#### [EXERCISE PROMPT]
Omitting the pictures, copy exactly each line from the one containing "Emit a Python" up to and including the one containing "65.5, 73.0, 82.25]".

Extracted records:
▬▬▬
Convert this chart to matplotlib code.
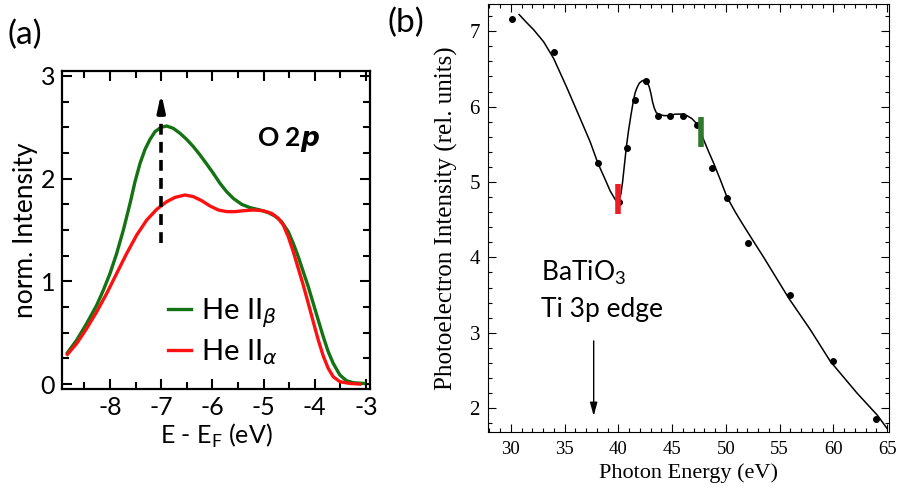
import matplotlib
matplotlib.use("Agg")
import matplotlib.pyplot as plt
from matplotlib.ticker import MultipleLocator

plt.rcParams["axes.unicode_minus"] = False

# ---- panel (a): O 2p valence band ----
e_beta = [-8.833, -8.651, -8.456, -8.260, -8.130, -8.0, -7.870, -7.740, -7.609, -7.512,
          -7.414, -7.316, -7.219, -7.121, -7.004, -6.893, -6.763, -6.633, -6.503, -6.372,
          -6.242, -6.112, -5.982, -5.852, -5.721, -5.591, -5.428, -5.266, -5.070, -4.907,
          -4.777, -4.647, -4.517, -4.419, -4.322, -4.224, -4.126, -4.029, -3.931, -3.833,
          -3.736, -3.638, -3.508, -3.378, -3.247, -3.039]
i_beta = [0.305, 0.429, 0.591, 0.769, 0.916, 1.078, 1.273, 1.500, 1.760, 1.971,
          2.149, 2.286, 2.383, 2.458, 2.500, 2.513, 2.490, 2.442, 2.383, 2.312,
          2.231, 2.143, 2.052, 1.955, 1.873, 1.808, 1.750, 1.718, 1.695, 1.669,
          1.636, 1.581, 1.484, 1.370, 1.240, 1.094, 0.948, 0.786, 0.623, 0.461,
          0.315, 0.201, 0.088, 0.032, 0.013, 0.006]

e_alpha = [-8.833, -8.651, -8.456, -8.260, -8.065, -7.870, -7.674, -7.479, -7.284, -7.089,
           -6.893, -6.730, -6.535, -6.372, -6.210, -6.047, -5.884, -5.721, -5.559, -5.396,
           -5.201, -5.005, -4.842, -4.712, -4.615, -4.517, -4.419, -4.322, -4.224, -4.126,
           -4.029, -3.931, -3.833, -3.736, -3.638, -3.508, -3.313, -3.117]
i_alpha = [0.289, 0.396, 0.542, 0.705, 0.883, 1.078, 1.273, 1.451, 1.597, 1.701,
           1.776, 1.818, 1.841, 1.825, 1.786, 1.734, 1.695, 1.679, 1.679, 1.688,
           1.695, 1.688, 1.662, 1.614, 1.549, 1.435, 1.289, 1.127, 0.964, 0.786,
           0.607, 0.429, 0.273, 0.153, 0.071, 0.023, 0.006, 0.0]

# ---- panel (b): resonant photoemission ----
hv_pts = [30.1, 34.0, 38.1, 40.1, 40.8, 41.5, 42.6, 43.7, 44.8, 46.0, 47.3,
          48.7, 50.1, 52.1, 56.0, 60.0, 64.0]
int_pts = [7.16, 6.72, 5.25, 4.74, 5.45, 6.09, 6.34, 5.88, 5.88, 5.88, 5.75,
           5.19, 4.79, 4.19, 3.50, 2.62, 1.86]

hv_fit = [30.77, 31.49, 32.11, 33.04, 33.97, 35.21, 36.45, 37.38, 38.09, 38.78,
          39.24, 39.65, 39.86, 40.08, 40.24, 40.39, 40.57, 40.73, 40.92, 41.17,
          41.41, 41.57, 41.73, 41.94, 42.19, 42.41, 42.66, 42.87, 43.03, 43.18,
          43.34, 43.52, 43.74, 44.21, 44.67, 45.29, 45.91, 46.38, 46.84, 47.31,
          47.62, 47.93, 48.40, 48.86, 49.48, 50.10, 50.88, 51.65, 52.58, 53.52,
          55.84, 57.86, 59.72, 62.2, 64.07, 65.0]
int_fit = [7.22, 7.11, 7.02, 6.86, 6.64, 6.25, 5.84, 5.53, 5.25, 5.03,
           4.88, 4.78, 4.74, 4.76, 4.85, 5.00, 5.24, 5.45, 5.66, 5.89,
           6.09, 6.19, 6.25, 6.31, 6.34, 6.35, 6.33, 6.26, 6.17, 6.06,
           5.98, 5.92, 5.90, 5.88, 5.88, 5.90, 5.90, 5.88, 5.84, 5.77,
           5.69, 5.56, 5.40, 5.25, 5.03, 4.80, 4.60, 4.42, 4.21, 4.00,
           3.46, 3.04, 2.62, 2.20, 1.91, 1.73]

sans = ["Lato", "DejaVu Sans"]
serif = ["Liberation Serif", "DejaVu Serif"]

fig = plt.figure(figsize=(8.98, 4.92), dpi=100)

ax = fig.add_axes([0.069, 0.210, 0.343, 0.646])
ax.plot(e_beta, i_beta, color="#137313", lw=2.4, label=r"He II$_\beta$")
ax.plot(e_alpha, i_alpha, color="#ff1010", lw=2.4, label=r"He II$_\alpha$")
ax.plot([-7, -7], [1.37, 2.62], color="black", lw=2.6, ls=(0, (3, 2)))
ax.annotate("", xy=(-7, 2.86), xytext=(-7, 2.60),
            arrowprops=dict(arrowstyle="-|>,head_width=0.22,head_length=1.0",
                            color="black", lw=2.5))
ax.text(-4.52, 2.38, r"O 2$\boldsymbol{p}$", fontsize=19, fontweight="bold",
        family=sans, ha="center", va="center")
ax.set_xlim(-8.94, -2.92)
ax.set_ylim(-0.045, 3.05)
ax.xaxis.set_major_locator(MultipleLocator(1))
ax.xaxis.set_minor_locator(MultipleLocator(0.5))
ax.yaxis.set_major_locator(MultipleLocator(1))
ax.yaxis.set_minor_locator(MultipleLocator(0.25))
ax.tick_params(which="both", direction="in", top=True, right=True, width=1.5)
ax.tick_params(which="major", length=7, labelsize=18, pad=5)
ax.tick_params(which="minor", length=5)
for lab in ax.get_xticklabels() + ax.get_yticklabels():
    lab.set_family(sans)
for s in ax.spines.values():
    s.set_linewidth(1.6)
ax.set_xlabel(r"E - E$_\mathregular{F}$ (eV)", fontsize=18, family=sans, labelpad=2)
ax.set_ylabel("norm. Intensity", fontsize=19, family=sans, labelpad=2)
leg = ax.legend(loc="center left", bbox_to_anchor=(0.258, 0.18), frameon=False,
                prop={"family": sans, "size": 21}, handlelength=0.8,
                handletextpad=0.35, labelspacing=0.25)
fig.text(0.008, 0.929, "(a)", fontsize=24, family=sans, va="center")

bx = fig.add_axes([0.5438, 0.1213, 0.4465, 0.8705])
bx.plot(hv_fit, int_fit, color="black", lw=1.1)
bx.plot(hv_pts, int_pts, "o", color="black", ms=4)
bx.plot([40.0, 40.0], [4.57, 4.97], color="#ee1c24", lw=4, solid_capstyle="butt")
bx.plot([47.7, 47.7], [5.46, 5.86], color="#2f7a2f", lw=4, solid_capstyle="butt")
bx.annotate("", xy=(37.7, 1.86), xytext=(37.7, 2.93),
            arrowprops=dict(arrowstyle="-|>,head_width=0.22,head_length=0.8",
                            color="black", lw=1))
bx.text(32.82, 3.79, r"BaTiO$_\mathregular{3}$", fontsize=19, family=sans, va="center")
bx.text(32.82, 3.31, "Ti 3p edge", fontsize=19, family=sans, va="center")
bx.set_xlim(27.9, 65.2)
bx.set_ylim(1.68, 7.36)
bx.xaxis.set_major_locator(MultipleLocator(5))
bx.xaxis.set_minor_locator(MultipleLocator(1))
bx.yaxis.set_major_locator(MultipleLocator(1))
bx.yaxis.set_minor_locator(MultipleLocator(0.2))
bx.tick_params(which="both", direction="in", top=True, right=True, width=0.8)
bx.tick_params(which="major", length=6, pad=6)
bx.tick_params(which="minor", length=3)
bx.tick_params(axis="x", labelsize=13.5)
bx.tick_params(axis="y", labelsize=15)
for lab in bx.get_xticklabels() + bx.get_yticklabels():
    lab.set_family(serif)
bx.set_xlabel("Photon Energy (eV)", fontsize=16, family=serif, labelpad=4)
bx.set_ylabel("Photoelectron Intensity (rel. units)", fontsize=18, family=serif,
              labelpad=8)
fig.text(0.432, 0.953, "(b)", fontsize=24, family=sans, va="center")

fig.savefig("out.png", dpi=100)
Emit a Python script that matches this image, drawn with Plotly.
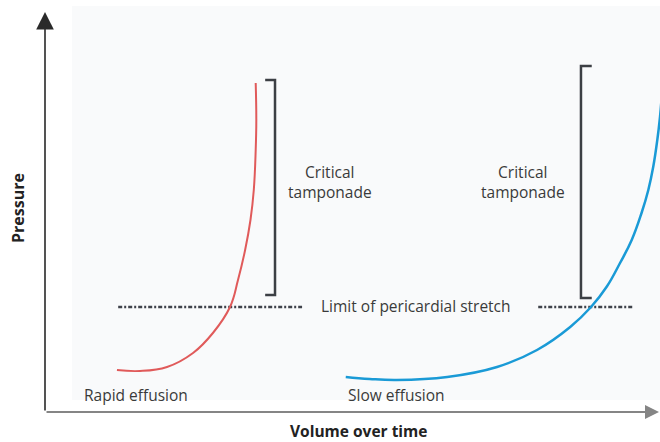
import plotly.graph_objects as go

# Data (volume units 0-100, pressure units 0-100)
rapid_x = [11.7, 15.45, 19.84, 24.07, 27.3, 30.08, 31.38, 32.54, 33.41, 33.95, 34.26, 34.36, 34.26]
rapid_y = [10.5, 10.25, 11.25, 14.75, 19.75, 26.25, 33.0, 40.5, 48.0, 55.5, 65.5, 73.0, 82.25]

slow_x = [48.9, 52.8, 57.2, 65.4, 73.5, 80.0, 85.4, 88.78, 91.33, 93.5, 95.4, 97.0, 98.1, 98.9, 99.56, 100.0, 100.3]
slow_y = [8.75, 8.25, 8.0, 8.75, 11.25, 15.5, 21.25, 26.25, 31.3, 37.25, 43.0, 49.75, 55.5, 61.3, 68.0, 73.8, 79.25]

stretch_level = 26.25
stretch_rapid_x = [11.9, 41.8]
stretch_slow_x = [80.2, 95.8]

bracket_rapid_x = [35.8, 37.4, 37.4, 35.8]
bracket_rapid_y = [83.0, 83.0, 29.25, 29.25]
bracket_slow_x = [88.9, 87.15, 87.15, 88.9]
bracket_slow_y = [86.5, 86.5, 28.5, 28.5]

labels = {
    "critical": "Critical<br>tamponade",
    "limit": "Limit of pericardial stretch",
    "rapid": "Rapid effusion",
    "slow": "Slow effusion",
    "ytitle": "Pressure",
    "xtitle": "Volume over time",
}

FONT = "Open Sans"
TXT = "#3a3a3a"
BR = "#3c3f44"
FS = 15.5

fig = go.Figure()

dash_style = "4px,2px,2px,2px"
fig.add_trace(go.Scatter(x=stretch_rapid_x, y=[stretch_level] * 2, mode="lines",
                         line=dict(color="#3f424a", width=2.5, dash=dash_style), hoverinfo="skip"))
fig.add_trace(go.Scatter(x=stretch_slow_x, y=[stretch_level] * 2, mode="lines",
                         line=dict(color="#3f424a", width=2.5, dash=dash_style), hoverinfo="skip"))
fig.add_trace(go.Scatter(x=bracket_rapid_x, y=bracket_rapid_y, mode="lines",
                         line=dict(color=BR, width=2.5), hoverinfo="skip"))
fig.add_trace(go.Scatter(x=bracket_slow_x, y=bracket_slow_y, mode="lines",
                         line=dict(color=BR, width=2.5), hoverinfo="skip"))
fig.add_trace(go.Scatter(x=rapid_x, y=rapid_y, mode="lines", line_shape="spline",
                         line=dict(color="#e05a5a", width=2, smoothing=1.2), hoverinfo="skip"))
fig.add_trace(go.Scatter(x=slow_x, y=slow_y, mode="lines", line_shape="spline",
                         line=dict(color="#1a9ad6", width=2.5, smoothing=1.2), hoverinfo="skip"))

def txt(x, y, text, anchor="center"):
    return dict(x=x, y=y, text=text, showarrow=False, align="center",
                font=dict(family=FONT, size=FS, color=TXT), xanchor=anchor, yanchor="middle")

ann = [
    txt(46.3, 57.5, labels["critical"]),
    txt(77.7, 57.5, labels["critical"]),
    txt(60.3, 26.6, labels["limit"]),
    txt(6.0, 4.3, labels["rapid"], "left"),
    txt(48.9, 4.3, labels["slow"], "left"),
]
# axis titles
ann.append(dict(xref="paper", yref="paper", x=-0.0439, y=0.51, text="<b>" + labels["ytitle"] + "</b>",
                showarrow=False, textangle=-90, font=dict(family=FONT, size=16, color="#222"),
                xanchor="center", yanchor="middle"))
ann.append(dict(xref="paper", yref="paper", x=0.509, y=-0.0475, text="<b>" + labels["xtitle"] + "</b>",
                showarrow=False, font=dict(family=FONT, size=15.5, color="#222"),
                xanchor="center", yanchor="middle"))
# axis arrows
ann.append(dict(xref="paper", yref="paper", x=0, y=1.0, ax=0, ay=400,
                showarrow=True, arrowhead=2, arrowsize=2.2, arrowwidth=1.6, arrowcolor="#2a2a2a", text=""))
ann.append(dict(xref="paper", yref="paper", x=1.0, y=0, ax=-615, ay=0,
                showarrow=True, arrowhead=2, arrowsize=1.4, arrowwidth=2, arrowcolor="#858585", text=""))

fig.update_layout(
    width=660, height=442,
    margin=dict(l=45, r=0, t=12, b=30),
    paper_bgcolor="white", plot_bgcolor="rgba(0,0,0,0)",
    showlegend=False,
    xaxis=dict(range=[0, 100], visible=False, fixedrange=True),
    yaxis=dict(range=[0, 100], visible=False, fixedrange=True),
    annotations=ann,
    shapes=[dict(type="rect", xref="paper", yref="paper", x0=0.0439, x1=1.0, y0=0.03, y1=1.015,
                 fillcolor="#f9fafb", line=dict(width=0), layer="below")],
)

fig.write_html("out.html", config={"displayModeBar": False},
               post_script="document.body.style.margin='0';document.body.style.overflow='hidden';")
▬▬▬
#### [RESPONSE TO THIS EXERCISE]
Emit a Python script that matches this image, drawn with Plotly.
import plotly.graph_objects as go

# Data (volume units 0-100, pressure units 0-100)
rapid_x = [11.7, 15.45, 19.84, 24.07, 27.3, 30.08, 31.38, 32.54, 33.41, 33.95, 34.26, 34.36, 34.26]
rapid_y = [10.5, 10.25, 11.25, 14.75, 19.75, 26.25, 33.0, 40.5, 48.0, 55.5, 65.5, 73.0, 82.25]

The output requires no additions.